Us regular schmoes, then, regular, apart from our perfume obsession. We tend not to finish many bottles because our drawers, dressing tables or special perfume refridgerators are just overflowing with choice. Smaller bottles are better when you’re not hoarding one of  your Holy Grails, because you don’t want to have a huge container of juice slowly deteriorating while you have affairs with 99 others. By the way, here’s a real tip: if you are running low on a fragrance and there is only very little of it left, use it fast. The more air there is above the juice, the faster the juice will deteriorate.
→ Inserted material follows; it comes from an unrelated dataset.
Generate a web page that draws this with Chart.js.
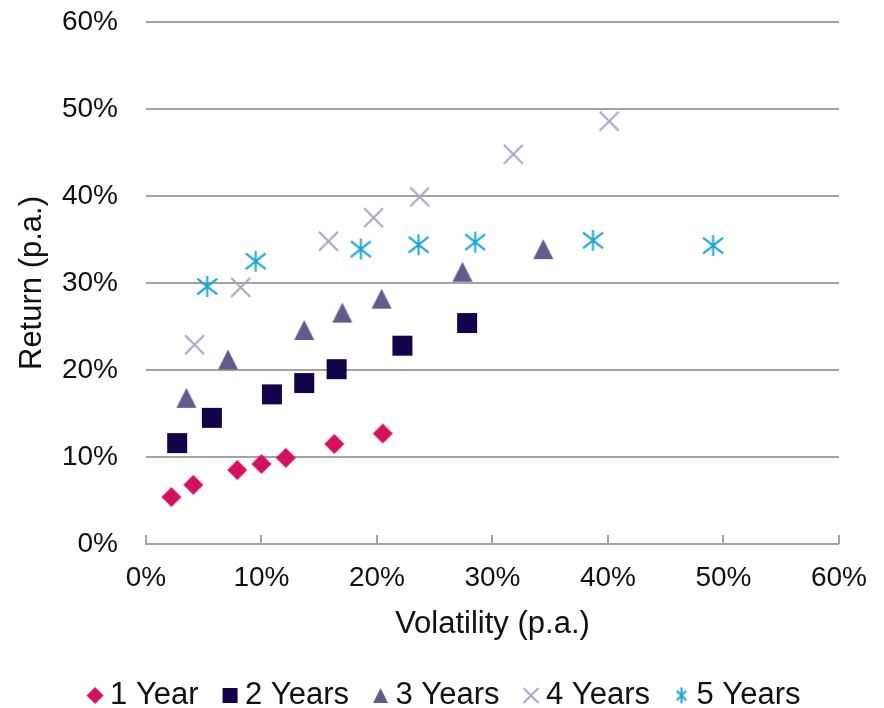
<!DOCTYPE html>
<html lang="en">
<head>
  <meta charset="UTF-8">
  <title>Return vs Volatility</title>
  <script src="https://cdn.jsdelivr.net/npm/chart.js"></script>
  <style>
    html, body { margin:0; padding:0; background:#fff; }
    #wrap { width:884px; height:708px; }
  </style>
</head>
<body>
<div id="wrap"><canvas id="riskChart"></canvas></div>

<script>
// data (percent)
const seriesNames = ['1 Year', '2 Years', '3 Years', '4 Years', '5 Years'];
const oneYearVol    = [2.2, 4.1, 7.9, 10.0, 12.1, 16.3, 20.5];
const oneYearRet    = [5.4, 6.8, 8.5, 9.2, 9.9, 11.5, 12.7];
const twoYearsVol   = [2.7, 5.7, 10.9, 13.7, 16.5, 22.2, 27.8];
const twoYearsRet   = [11.6, 14.5, 17.2, 18.5, 20.1, 22.8, 25.4];
const threeYearsVol = [3.5, 7.1, 13.7, 17.0, 20.4, 27.4, 34.4];
const threeYearsRet = [16.8, 21.2, 24.6, 26.6, 28.2, 31.3, 33.9];
const fourYearsVol  = [4.2, 8.2, 15.8, 19.7, 23.7, 31.8, 40.1];
const fourYearsRet  = [22.9, 29.5, 34.8, 37.5, 39.9, 44.8, 48.6];
const fiveYearsVol  = [5.3, 9.5, 18.6, 23.6, 28.5, 38.7, 49.1];
const fiveYearsRet  = [29.6, 32.5, 33.9, 34.4, 34.7, 34.9, 34.3];
const axisMin = 0, axisMax = 60, axisStep = 10;

const colors = ['#d6105e', '#14034b', '#635a8d', '#a9a4c3', '#17a4de'];
const kinds  = ['diamond', 'square', 'triangle', 'x', 'star'];

// draws a marker on a small canvas, used as pointStyle
// starW / starH: how far the star's slanted arms reach (fraction of half size)
function makeMarker(kind, color, size, shiftX, starW, starH) {
  shiftX = shiftX || 0;
  starW = starW || 0.95; starH = starH || 0.75;
  const pad = 3;
  const c = document.createElement('canvas');
  c.width = size + pad * 2 + Math.abs(shiftX) * 2;
  c.height = size + pad * 2;
  const g = c.getContext('2d');
  const cx = c.width / 2 + shiftX, cy = c.height / 2, h = size / 2;
  g.fillStyle = color; g.strokeStyle = color; g.lineWidth = 2;
  g.beginPath();
  if (kind === 'diamond') {
    g.moveTo(cx, cy - h); g.lineTo(cx + h, cy); g.lineTo(cx, cy + h); g.lineTo(cx - h, cy);
    g.closePath(); g.fill();
  } else if (kind === 'square') {
    g.rect(cx - h, cy - h, size, size); g.fill();
  } else if (kind === 'triangle') {
    g.moveTo(cx, cy - h); g.lineTo(cx + h, cy + h); g.lineTo(cx - h, cy + h);
    g.closePath(); g.fill();
  } else if (kind === 'x') {
    g.moveTo(cx - h, cy - h); g.lineTo(cx + h, cy + h);
    g.moveTo(cx + h, cy - h); g.lineTo(cx - h, cy + h); g.stroke();
  } else if (kind === 'star') {
    g.moveTo(cx, cy - h); g.lineTo(cx, cy + h);
    g.moveTo(cx - h * starW, cy - h * starH); g.lineTo(cx + h * starW, cy + h * starH);
    g.moveTo(cx + h * starW, cy - h * starH); g.lineTo(cx - h * starW, cy + h * starH); g.stroke();
  }
  return c;
}

const pointSizes  = [20, 20, 20, 19, 21];
const legendSizes = [17, 15, 15, 15, 16];
const pointMarkers  = kinds.map((k, i) => makeMarker(k, colors[i], pointSizes[i]));
const legendMarkers = kinds.map((k, i) => makeMarker(k, colors[i], legendSizes[i], 15, 0.6, 0.6));

function toPoints(xs, ys) { return xs.map((x, i) => ({ x: x, y: ys[i] })); }
const allVol = [oneYearVol, twoYearsVol, threeYearsVol, fourYearsVol, fiveYearsVol];
const allRet = [oneYearRet, twoYearsRet, threeYearsRet, fourYearsRet, fiveYearsRet];

const datasets = seriesNames.map((name, i) => ({
  label: name,
  data: toPoints(allVol[i], allRet[i]),
  pointStyle: pointMarkers[i],
  backgroundColor: colors[i],
  borderColor: colors[i]
}));

// small tick marks pointing up from the x axis line
const innerTicks = {
  id: 'innerTicks',
  afterDraw(chart) {
    const s = chart.scales.x, c = chart.ctx;
    c.save();
    c.strokeStyle = '#a3a3a3'; c.lineWidth = 2;
    s.ticks.forEach(t => {
      const px = Math.round(s.getPixelForValue(t.value));
      c.beginPath(); c.moveTo(px, s.top); c.lineTo(px, s.top - 9); c.stroke();
    });
    c.restore();
  }
};

const gridGray = '#a3a3a3';
const txt = '#111';
const fontFam = '"Liberation Sans", Arial, sans-serif';

new Chart(document.getElementById('riskChart'), {
  type: 'scatter',
  data: { datasets: datasets },
  plugins: [innerTicks],
  options: {
    responsive: true, maintainAspectRatio: false, animation: false,
    layout: { padding: { left: 0, right: 18, top: 22, bottom: -13 } },
    plugins: {
      tooltip: { enabled: false },
      legend: {
        position: 'bottom',
        labels: {
          usePointStyle: true, boxWidth: 29, boxHeight: 29, padding: 2,
          color: txt, font: { family: fontFam, size: 31 },
          generateLabels(chart) {
            const items = Chart.defaults.plugins.legend.labels.generateLabels(chart);
            items.forEach((it, i) => { it.pointStyle = legendMarkers[i]; });
            return items;
          }
        }
      }
    },
    scales: {
      x: {
        type: 'linear', min: axisMin, max: axisMax,
        afterFit(s) { s.height = 134; },
        ticks: { stepSize: axisStep, padding: 17, color: txt, maxRotation: 0,
                 font: { family: fontFam, size: 28 }, callback: v => v + '%' },
        grid: { display: false, drawTicks: false },
        border: { display: true, color: gridGray, width: 2 },
        title: { display: true, text: 'Volatility (p.a.)', color: txt,
                 font: { family: fontFam, size: 31 }, padding: { top: 0, bottom: 35 } }
      },
      y: {
        type: 'linear', min: axisMin, max: axisMax,
        afterFit(s) { s.width = 146; s.paddingTop = 0; s.paddingBottom = 0; },
        ticks: { stepSize: axisStep, padding: 28, color: txt,
                 font: { family: fontFam, size: 28 }, callback: v => v + '%' },
        grid: { color: gridGray, lineWidth: 2, drawTicks: false },
        border: { display: false },
        title: { display: true, text: 'Return (p.a.)', color: txt,
                 font: { family: fontFam, size: 31 }, padding: { top: 14, bottom: 0 } }
      }
    }
  }
});
</script>
</body>
</html>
2013 was a highly irregular year for me in many ways – not least because I got back into actually wearing far more perfume than in the recent years (being in the lab at Lush meant a ban on wearing perfume during perfume making days – it really interferes with the work). Last year, I worked freelance, mostly from home, and could not only wear whatever I wanted, but in large quantities and  in the foghorn and “whatever were you thinking?” categories without worry. (So one day I had the Clinique Aromatics Elixir candle burning whilst wearing Youth Dew. Another, I doused myself in the death-by-eugenol Gloria Vanderbilt that reminds me of good times behind a fragrance counter. I’m sure it used to be softer…).

The perfumes I actually finished in 2013 are all in the easy-to-wear category – I could put any of them on for any occasion and not worry too much. It looks like Annick Goutal’s Mandragore has become one of my all-time favourites. I now seem to go through a bottle a year. Mostly a warm weather scent, it works any time. It’s just a perfect balance between fresh, sweet and herbal/spicy.

Daim Blond has been my favourite from Serge Lutens since I first encountered it. I have many other scents from the range, too. I love the apricot-wrapped-in-suede effect of this scent and it just purrs on my skin. Le Chefrefeuille is too easy to finish fast because the longevity is just so poor. Not much you can do about that for a scent reminiscent of a flower stem but it’s still frustrating. Buing it feels like buying expensive eau de cologne; it isn’t really a perfume. E. Coudray’s Musc et Freesia has been in use for at least a couple of years now and last year just happened to be the one I finished it. Having said that, I went through a couple of weeks of wearing it almost every day. It’s powdery, a bit mumsy, but still elegant enough. Very easy to wear. Finally, Alien Edt – sufficiently different from the Edp to merit owning both, has featured so heavily in my rotation this year that I bought a 75ml bottle in the Escentual January sale to replace the one I’d used up. Others, well, I may not replace immediately because I was a very lucky woman and had three perfumes for Christmas: Elie Saab Le Parfum Intense, Iris Prima and a Molton Brown refreshing spritz. Regular readers might spot that two of those featured on my favourites list from last year’s discoveries.

How does one get any real use out of so many bottles of perfume? It would be easy to forget many of them. I have a system. Every few weeks, I take out about a dozen bottles from my perfume drawer and display them on my dressing table. They’ll be what I will pick from for the next few weeks. The rest are stored away (and stay unspoilt for longer this way). The weather has been stormy but not cold and my “cold weather rotation” hasn’t quite taken off the way I had imagined. It seems that I now leave Alien Edt and Mandragore on the table no matter what, so that’ll be one reason why they get used more than the others. At the rate I’m going through it, I suspect the Elie Saab will feature in this year’s finished bottles (even though it’s the big bottle).

How do you rotate your perfumes? Do you have enough to worry about that? Do you think there is such a thing as owning too many?